Oprah says it best, “Forgiveness is giving up the hope that the past could be any different.” When someone wrongs you, especially to your core, it is so hard to “forgive and forget.” If you’ve figured out how to do this, you should be writing your own book (seriously).
To master healthy relationships, we need to practice the skill of forgiveness.
And when we forgive, we don’t forget. We might even have a scar on our heart forever. But we need to be able to move forward, knowing what we know. Even being afraid it will happen again.
I once had an employee who resigned. She told me she was going to be a full-time mom. A few months later, I noticed she had her own work website listed on LinkedIn. I followed the link, and as I read it, my shock grew to horror. A former employee took almost all of my intellectual property and used it in the content of her site. Even her claims about how expert she was were laughable. I was indignant, “I taught her everything she knows! And she lied to me. How dare she?”
When I asked her about it in a pretty vanilla email, she claimed it was just for a few projects she was doing. But it didn’t look that way. It looked like she had taken everything I had taught her and hung up a shingle.
By the way, if she had been honest with me, I would have been more than okay with it. You want to grow your talented employees so they feel confident to move on to the next thing. People can’t be with you forever. Little birds have to fly from the nest. Hopefully, as parents we stick around forever, but we still want to see our children become independent, make their own decisions and live their own lives. When we are managers, our jobs is to usher the people we care about on to the next phase of their journey.
But lying just isn’t cool.
Because I was so hurt, I had to decide if I could trust my next employee in that position. It could have been the same thing all over again—she could work for me for a couple of years, and then leave with all of of my company’s intellectual property.
And there was absolutely nothing I could to stop her—or anyone else for that matter.
My mom says, “The greatest obstacle to wealth is inflexibility.” But I think one of the greatest obstacles is also trust. I needed to trust my next employee. So, I had to forgive the old one.
It’s taken me quite a few years not to reference it or talk about it. It used to feel like such a betrayal. Now it just feels like a chapter. In the end, how was my anger toward her serving me? Or my company?
If you can move forward from the things that feel like daggers in your heart, you will be a healthier person, capable of forging intimacy with the people that you care about, and the people that care about you. And you’ll bring that healthy intimacy to work, so that you can trust your employees to get things done.
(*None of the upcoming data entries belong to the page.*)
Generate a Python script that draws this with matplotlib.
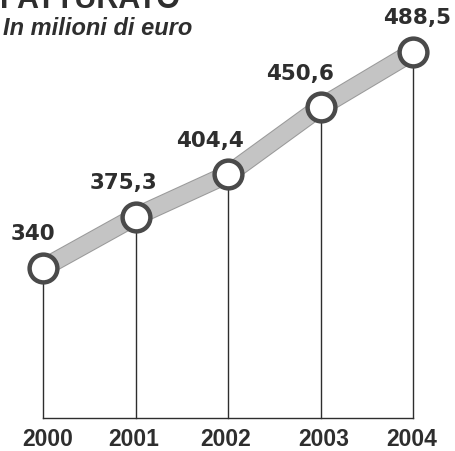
import matplotlib.pyplot as plt

years = [2000, 2001, 2002, 2003, 2004]
fatturato = [340, 375.3, 404.4, 450.6, 488.5]
labels = ['340', '375,3', '404,4', '450,6', '488,5']

plt.rcParams['font.family'] = ['Liberation Sans', 'DejaVu Sans']

fig = plt.figure(figsize=(4.55, 4.51), dpi=100)
ax = fig.add_axes([0, 0, 1, 1])
ax.set_xlim(1999.535, 2004.454)
ax.set_ylim(214.2, 524.2)
ax.axis('off')

ink = '#2e2e2e'
base = 237

# stems and baseline
for x, y in zip(years, fatturato):
    ax.plot([x, x], [base, y], color=ink, lw=1, zorder=1)
ax.plot([years[0], years[-1]], [base, base], color=ink, lw=1, zorder=1)

# thick gray band
ax.plot(years, fatturato, color='#9a9a9a', lw=13.5, solid_capstyle='butt', zorder=2)
ax.plot(years, fatturato, color='#c4c4c4', lw=12, solid_capstyle='butt', zorder=2)

# circles
ax.plot(years, fatturato, 'o', ms=20, mfc='white', mec='#4a4a4a', mew=3.2, zorder=3)

# value labels (shifted left of the points, last one pushed in from the edge)
dx = [-7, -9, -13, -15, 3]
for x, y, s, d in zip(years, fatturato, labels, dx):
    ax.annotate(s, (x, y), xytext=(d, 19.8), textcoords='offset points',
                ha='center', va='baseline', fontsize=15.5, fontweight='bold',
                color=ink, family=['DejaVu Sans'])

year_dx = [3.5, -1.4, -1.4, 2.2, -0.7]
for x, d in zip(years, year_dx):
    ax.annotate(str(x), (x, base), xytext=(d, -20.5), textcoords='offset points',
                ha='center', va='baseline', fontsize=16.5, fontweight='bold', color=ink)

fig.text(0.0, 0.982, 'FATTURATO', ha='left', va='baseline', fontsize=22, fontweight='bold', color=ink)
fig.text(0.007, 0.922, 'In milioni di euro', ha='left', va='baseline', fontsize=17,
         fontweight='bold', fontstyle='italic', color=ink)

fig.savefig('out.png', dpi=100)
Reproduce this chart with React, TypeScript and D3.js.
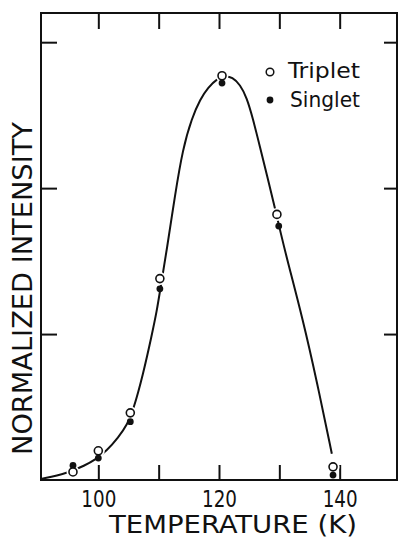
import React, { useEffect, useRef } from 'react';
import * as d3 from 'd3';

// measured points (temperature in K, normalized intensity)
const tripletTemps = [95.8, 100, 105.3, 110.2, 120.5, 129.6, 138.9];
const tripletValues = [0.055, 0.2, 0.46, 1.38, 2.77, 1.82, 0.09];
const singletTemps = [95.8, 100, 105.3, 110.2, 120.5, 129.9, 138.9];
const singletValues = [0.1, 0.15, 0.4, 1.31, 2.72, 1.74, 0.034];

// hand-drawn guide curve
const fitTemps = [90.5, 94.8, 97.8, 99.5, 101.4, 103.3, 104.8, 105.8, 107.4, 108.9, 109.7, 110.2, 111.4, 112.7, 114.0, 115.5, 116.9, 118.2, 119.7, 121.0, 122.2, 123.5, 124.6, 125.6, 126.8, 128.0, 129.0, 130.3, 131.3, 133.9, 136.2, 138.7];
const fitValues = [0.007, 0.045, 0.1, 0.14, 0.2, 0.29, 0.38, 0.48, 0.72, 1.0, 1.16, 1.29, 1.59, 1.95, 2.27, 2.48, 2.61, 2.69, 2.75, 2.77, 2.76, 2.71, 2.62, 2.48, 2.28, 2.08, 1.91, 1.68, 1.51, 1.1, 0.68, 0.18];

const xTicks = [100, 110, 120, 130, 140];
const xTickLabels = ['100', '', '120', '', '140'];
const yTicks = [1, 2, 3];

const W = 399;
const H = 540;
const FONT = '"DejaVu Sans Condensed", "DejaVu Sans", sans-serif';

const App: React.FC = () => {
  const svgRef = useRef<SVGSVGElement>(null);

  useEffect(() => {
    if (!svgRef.current) return;
    const svg = d3.select(svgRef.current);
    svg.selectAll('*').remove();

    const left = 41, right = 397, top = 13, bottom = 480;
    const x = d3.scaleLinear().domain([90.5, 149.5]).range([left, right]);
    const y = d3.scaleLinear().domain([0, 3.2]).range([bottom, top]);

    // frame
    svg.append('rect')
      .attr('x', left).attr('y', top)
      .attr('width', right - left).attr('height', bottom - top)
      .attr('fill', 'none').attr('stroke', '#111').attr('stroke-width', 2);

    const styleAxis = (g: d3.Selection<SVGGElement, unknown, null, undefined>) => {
      g.select('.domain').remove();
      g.selectAll('.tick line').attr('stroke', '#111').attr('stroke-width', 2);
    };

    // bottom axis with inward ticks
    const xb = svg.append('g')
      .attr('transform', `translate(0,${bottom})`)
      .call(d3.axisBottom(x).tickValues(xTicks).tickSizeInner(-15).tickSizeOuter(0)
        .tickFormat((d, i) => xTickLabels[i]));
    styleAxis(xb);
    xb.selectAll('.tick text')
      .attr('y', 27).attr('dy', 0)
      .attr('font-family', FONT).attr('font-size', 23).attr('fill', '#111')
      .attr('textLength', function () { return (this as SVGTextElement).textContent ? 35 : null; })
      .attr('lengthAdjust', 'spacingAndGlyphs');

    const xt = svg.append('g')
      .attr('transform', `translate(0,${top})`)
      .call(d3.axisTop(x).tickValues(xTicks).tickSizeInner(-16).tickSizeOuter(0).tickFormat(() => ''));
    styleAxis(xt);

    const yl = svg.append('g')
      .attr('transform', `translate(${left},0)`)
      .call(d3.axisLeft(y).tickValues(yTicks).tickSizeInner(-16).tickSizeOuter(0).tickFormat(() => ''));
    styleAxis(yl);

    const yr = svg.append('g')
      .attr('transform', `translate(${right},0)`)
      .call(d3.axisRight(y).tickValues(yTicks).tickSizeInner(-13).tickSizeOuter(0).tickFormat(() => ''));
    styleAxis(yr);

    // curve
    const fit = fitTemps.map((t, i) => [t, fitValues[i]] as [number, number]);
    const line = d3.line<[number, number]>()
      .x(d => x(d[0])).y(d => y(d[1]))
      .curve(d3.curveBasis);
    svg.append('path')
      .attr('d', line(fit))
      .attr('fill', 'none').attr('stroke', '#111').attr('stroke-width', 2);

    // white gaps around the open markers
    svg.append('g').selectAll('circle')
      .data(tripletTemps.map((t, i) => [t, tripletValues[i]]))
      .enter().append('circle')
      .attr('cx', d => x(d[0])).attr('cy', d => y(d[1]))
      .attr('r', 6.5).attr('fill', '#fff');

    svg.append('g').selectAll('circle')
      .data(singletTemps.map((t, i) => [t, singletValues[i]]))
      .enter().append('circle')
      .attr('cx', d => x(d[0])).attr('cy', d => y(d[1]))
      .attr('r', 3.4).attr('fill', '#111');

    svg.append('g').selectAll('circle')
      .data(tripletTemps.map((t, i) => [t, tripletValues[i]]))
      .enter().append('circle')
      .attr('cx', d => x(d[0])).attr('cy', d => y(d[1]))
      .attr('r', 4).attr('fill', '#fff').attr('stroke', '#111').attr('stroke-width', 1.6);

    // legend
    const lg = svg.append('g').attr('font-family', FONT).attr('font-size', 21).attr('fill', '#111');
    lg.append('circle').attr('cx', 270).attr('cy', 72).attr('r', 3.8)
      .attr('fill', '#fff').attr('stroke', '#111').attr('stroke-width', 1.5);
    lg.append('text').attr('x', 288).attr('y', 78).attr('textLength', 72)
      .attr('lengthAdjust', 'spacingAndGlyphs').text('Triplet');
    lg.append('circle').attr('cx', 270).attr('cy', 100).attr('r', 3.4).attr('fill', '#111');
    lg.append('text').attr('x', 290).attr('y', 107).attr('textLength', 70)
      .attr('lengthAdjust', 'spacingAndGlyphs').text('Singlet');

    // axis titles
    svg.append('text')
      .attr('x', 109).attr('y', 533)
      .attr('font-family', FONT).attr('font-size', 25).attr('fill', '#111')
      .attr('textLength', 248).attr('lengthAdjust', 'spacingAndGlyphs')
      .text('TEMPERATURE (K)');

    svg.append('text')
      .attr('transform', `translate(32,${455}) rotate(-90)`)
      .attr('font-family', FONT).attr('font-size', 27).attr('fill', '#111')
      .attr('textLength', 333).attr('lengthAdjust', 'spacingAndGlyphs')
      .text('NORMALIZED INTENSITY');
  }, []);

  return (
    <svg
      ref={svgRef}
      width={W}
      height={H}
      style={{ position: 'absolute', left: 0, top: 0, background: '#fff' }}
    />
  );
};

export default App;
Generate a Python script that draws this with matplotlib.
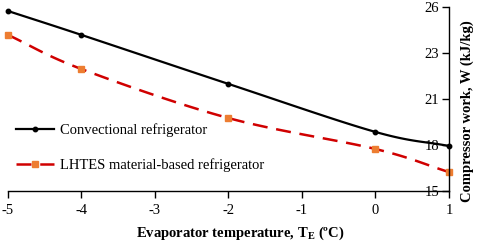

Children will do and say things that will be so hard to integrate into your own reality of your family dynamics. Unfortunately, some parents see their children as products they’ve created. But, children go out into the world and are their own people. They’re going to wrong you. They’re going to disappoint you. They’re going to see things differently from the way you do. And you will need to forgive them too. You will need to give up the idea that the past could have been any different with them as well.
Forgiveness is a practice, and it won’t happen overnight. So be patient with yourself as you work through learning to forgive.